Once creators prove engagement and quality, they enter a tiered system with cash bonuses, commissions, and affiliate opportunities. “We’re not against paying creators,” he says. “People deserve to be paid for their work. But we want the first interaction to be honest; a real product testimonial, not just a paycheck.”
It’s an approach that’s helped the company maintain quality while operating at scale. “Authenticity breaks through the noise,” William says. “Especially now, when AI content is flooding feeds, genuine posts are more valuable than ever.”
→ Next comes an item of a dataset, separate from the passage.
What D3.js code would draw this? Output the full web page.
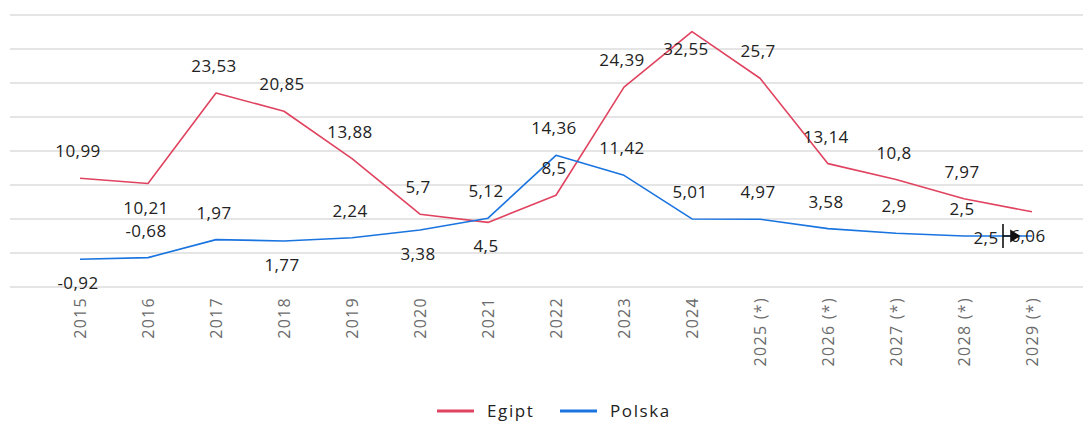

Quality, AI, and the Next Phase
Heading into 2026, Stack Influence is preparing for a full brand refresh and a slate of new projects. “We’re revamping our website, but we’re also working on improving creator quality,” William says. “Quality means different things to different brands; some value aesthetics, others storytelling. We’re developing AI tools to analyze what actually performs best.”
Those tools will analyze captions, hooks, and visual elements to identify what drives content success. “Sometimes a blurry video of a dog sells more dog food than a perfect, polished ad,” he notes. “We want to give creators the data to become better and help brands get better results.”
The company is also expanding beyond initial collaborations into what William calls “syndication systems,” or repurposing content for ads, affiliate programs, and brand websites. “The idea is to get more long-term value from every campaign,” he says. “If creators succeed, brands succeed and vice versa.”
For William, the journey from small-town entrepreneur to tech founder has been shaped by one enduring lesson: community is the hardest thing to build and the hardest to replicate. “It’s easy for someone to say they have 20 million influencers in a database,” he says. “It’s hard for someone to say they have hundreds of thousands of people in a real community.”
That community, powered by automation, guided by authenticity, and grounded in data, is what Stack Influence hopes will define the next phase of influencer marketing. As William puts it, “We’re on a mission to make the creator economy accessible to everyone, and to do it at scale.”